5 thoughts on “The Word From the Trenches Live Broadcast 9-12-23

  1. TESLA said…

    “Einstein is a beggar dressed in purple clothes and made king using dazzling mathematics that obscure truth.”

    “The theory of relativity is a mass of error and deceptive ideas violently opposed to the teachings of great men of science of the past and even to common sense. … The theory, wraps all these errors and fallacies and clothes them in magnificent mathematical garb which fascinates, dazzles and makes people blind to the underlying errors.”

    .

  2. Dear Henry
    …and the Trenchers,
    I was reflecting on what you said in your broadcast today, about people in the comments using your life’s work to line their own pockets. I realized that if I was the one who had gone through everything it took for you to accomplish what you have built, and someone were to make the same comments as those I made, I might also think the same way as you.

    Although it never was, and never will be about that, for me, I also realize I was naive to think it was a good idea to share what I have learned from you, in the comments on platforms where the owners are monetizing their own work.

    This is the first time this has ever occurred to me. You are a great teacher. You have been a strong anchor for me over these past 4 years, to help me make it through hell. I consider you one of the dearest, most valuable friends I have never met.

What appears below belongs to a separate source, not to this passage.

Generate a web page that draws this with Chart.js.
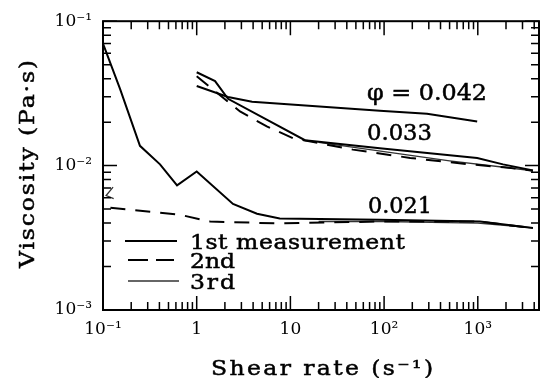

    I would probably feel pretty much the same way as you if I didn’t know the person who was making those comments. I do my best to support the Trenches with what I have to offer, including trying to teach others what I learn from you. That’s what it’s about for me.

    I am truly thankful.

    Your heart felt friend,

    Diana O’.

  3. Ill be back in the high life again… all the doors that closed will soon… open up again. Steve Winwood cant find my way home. miss my daughter crying Ken

  4. I have been shedding tears today, too, Ken. I’m feeling for you, Brother. I just lost one of my best friends to pancreatic cancer. Being with our life long loved ones, then going through the shock of losing them so soon, really cuts deep into the heart and soul. I lost my own brother approx. 4 months after our mom passed away. Including Laura, there have been 11 losses of my close family and friends with my mom being the first last December. It’s a great deal to process all at once. I am thankful we can lean on eachother and hold eachother up while at the same time, priming our muscles for some hard ass-kicking, retribution exercise as we hold our ground to keep the unalienable freedom law we believe in, at the forefront.